<<<<

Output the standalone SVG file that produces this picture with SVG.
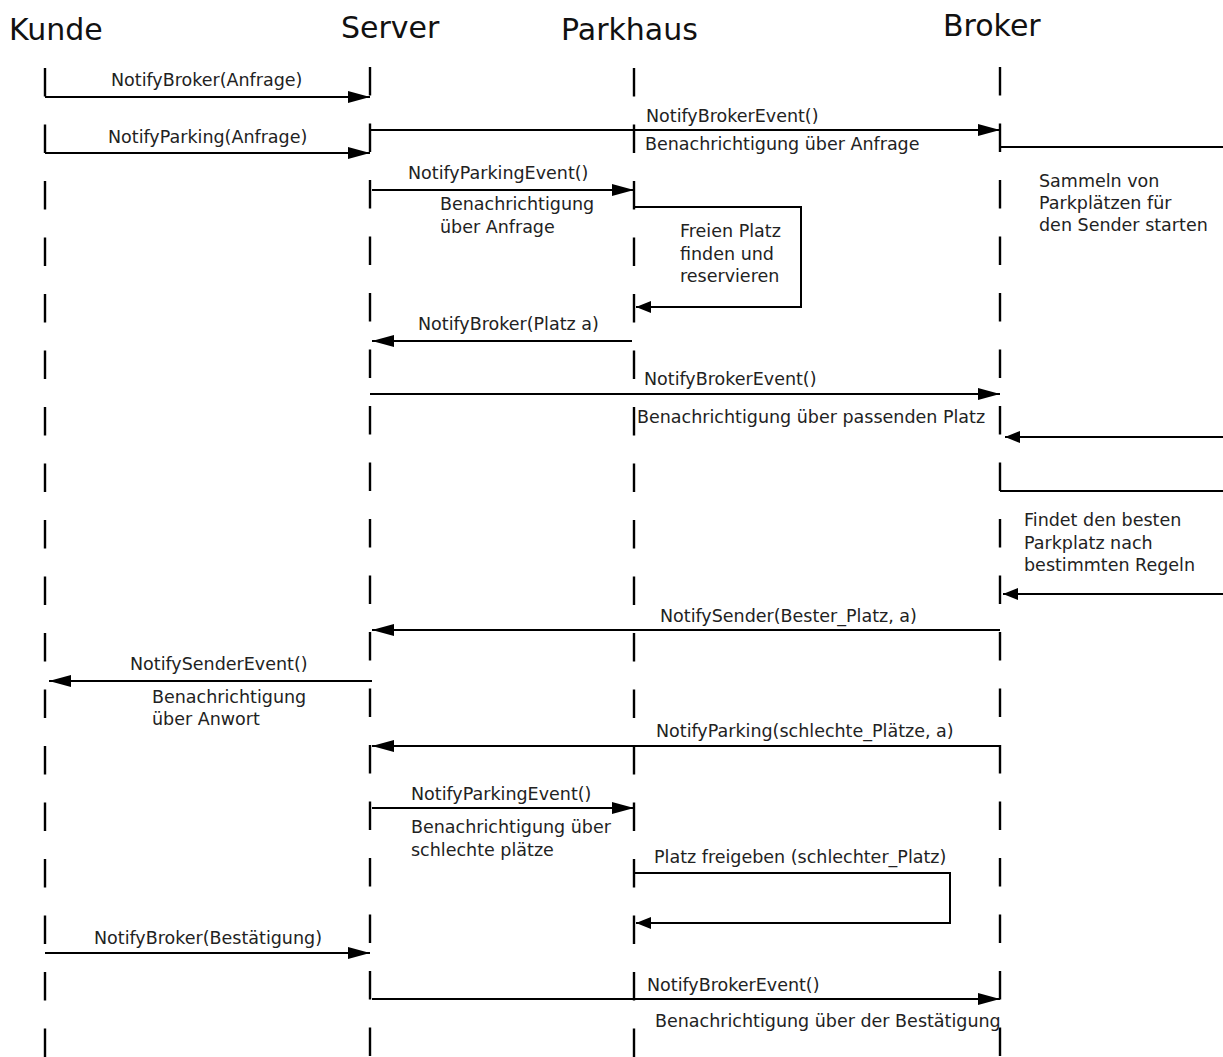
<svg xmlns="http://www.w3.org/2000/svg" width="1223" height="1057" viewBox="0 0 1223 1057">
  <style>
    .head { font-family: "DejaVu Sans", sans-serif; font-size: 30px; fill: #111; }
    .lbl { font-family: "DejaVu Sans", sans-serif; font-size: 17.5px; fill: #222; }
    .life { stroke: #000; stroke-width: 2.4; stroke-dasharray: 28.5 28; fill: none; }
    .msg { stroke: #000; stroke-width: 2; fill: none; }
    .call { marker-end: url(#head); }
    .ret { marker-end: url(#headSmall); }
  </style>
  <defs>
    <marker id="head" markerUnits="userSpaceOnUse" markerWidth="22" markerHeight="12" viewBox="0 0 22 12" refX="22" refY="6" orient="auto">
      <path d="M0,0 L22,6 L0,12 Z" fill="#000"/>
    </marker>
    <marker id="headSmall" markerUnits="userSpaceOnUse" markerWidth="15" markerHeight="12" viewBox="0 0 15 12" refX="15" refY="6" orient="auto">
      <path d="M0,0 L15,6 L0,12 Z" fill="#000"/>
    </marker>
  </defs>
  <rect width="1223" height="1057" fill="#fff"/>

  <!-- lifelines with their headers -->
  <g id="kunde">
    <text class="head" x="9" y="40">Kunde</text>
    <line class="life" x1="45" y1="68" x2="45" y2="1057"/>
  </g>
  <g id="server">
    <text class="head" x="341" y="38">Server</text>
    <line class="life" x1="370" y1="67" x2="370" y2="1057"/>
  </g>
  <g id="parkhaus">
    <text class="head" x="561" y="40">Parkhaus</text>
    <line class="life" x1="634" y1="68" x2="634" y2="1057"/>
  </g>
  <g id="broker">
    <text class="head" x="943" y="36">Broker</text>
    <line class="life" x1="1000" y1="67" x2="1000" y2="1057"/>
  </g>

  <!-- messages -->
  <g id="connectors">
    <line class="msg call" x1="45" y1="97" x2="370" y2="97"/>
    <text class="lbl" x="111" y="86">NotifyBroker(Anfrage)</text>

    <line class="msg call" x1="370" y1="130" x2="1000" y2="130"/>
    <text class="lbl" x="646" y="122">NotifyBrokerEvent()</text>
    <text class="lbl" x="645" y="150">Benachrichtigung über Anfrage</text>

    <line class="msg call" x1="45" y1="153" x2="370" y2="153"/>
    <text class="lbl" x="108" y="143">NotifyParking(Anfrage)</text>

    <line class="msg" x1="1000" y1="147" x2="1223" y2="147"/>
    <text class="lbl" x="1039" y="187">Sammeln von</text>
    <text class="lbl" x="1039" y="209">Parkplätzen für</text>
    <text class="lbl" x="1039" y="231">den Sender starten</text>

    <line class="msg call" x1="372" y1="190" x2="634" y2="190"/>
    <text class="lbl" x="408" y="179">NotifyParkingEvent()</text>
    <text class="lbl" x="440" y="210">Benachrichtigung</text>
    <text class="lbl" x="440" y="233">über Anfrage</text>

    <path class="msg ret" d="M634,207 H801 V307 H636"/>
    <text class="lbl" x="680" y="237">Freien Platz</text>
    <text class="lbl" x="680" y="260">finden und</text>
    <text class="lbl" x="680" y="282">reservieren</text>

    <line class="msg call" x1="632" y1="341" x2="372" y2="341"/>
    <text class="lbl" x="418" y="330">NotifyBroker(Platz a)</text>

    <line class="msg call" x1="370" y1="394" x2="1000" y2="394"/>
    <text class="lbl" x="644" y="385">NotifyBrokerEvent()</text>
    <text class="lbl" x="637" y="423">Benachrichtigung über passenden Platz</text>

    <line class="msg ret" x1="1223" y1="437" x2="1005" y2="437"/>
    <line class="msg" x1="1000" y1="491" x2="1223" y2="491"/>
    <text class="lbl" x="1024" y="526">Findet den besten</text>
    <text class="lbl" x="1024" y="549">Parkplatz nach</text>
    <text class="lbl" x="1024" y="571">bestimmten Regeln</text>
    <line class="msg ret" x1="1223" y1="594" x2="1003" y2="594"/>

    <line class="msg call" x1="1000" y1="630" x2="372" y2="630"/>
    <text class="lbl" x="660" y="622">NotifySender(Bester_Platz, a)</text>

    <line class="msg call" x1="372" y1="681" x2="49" y2="681"/>
    <text class="lbl" x="130" y="670">NotifySenderEvent()</text>
    <text class="lbl" x="152" y="703">Benachrichtigung</text>
    <text class="lbl" x="152" y="725">über Anwort</text>

    <line class="msg call" x1="1000" y1="746" x2="372" y2="746"/>
    <text class="lbl" x="656" y="737">NotifyParking(schlechte_Plätze, a)</text>

    <line class="msg call" x1="372" y1="808" x2="634" y2="808"/>
    <text class="lbl" x="411" y="800">NotifyParkingEvent()</text>
    <text class="lbl" x="411" y="833">Benachrichtigung über</text>
    <text class="lbl" x="411" y="856">schlechte plätze</text>

    <path class="msg ret" d="M634,873 H950 V923 H636"/>
    <text class="lbl" x="654" y="863">Platz freigeben (schlechter_Platz)</text>

    <line class="msg call" x1="45" y1="953" x2="370" y2="953"/>
    <text class="lbl" x="94" y="944">NotifyBroker(Bestätigung)</text>

    <line class="msg call" x1="372" y1="999" x2="1000" y2="999"/>
    <text class="lbl" x="647" y="991">NotifyBrokerEvent()</text>
    <text class="lbl" x="655" y="1027">Benachrichtigung über der Bestätigung</text>
  </g>
</svg>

>>>>

Stated problem: Each line above that includes "with" counts once; state the total and nothing more.

Expected answer: 2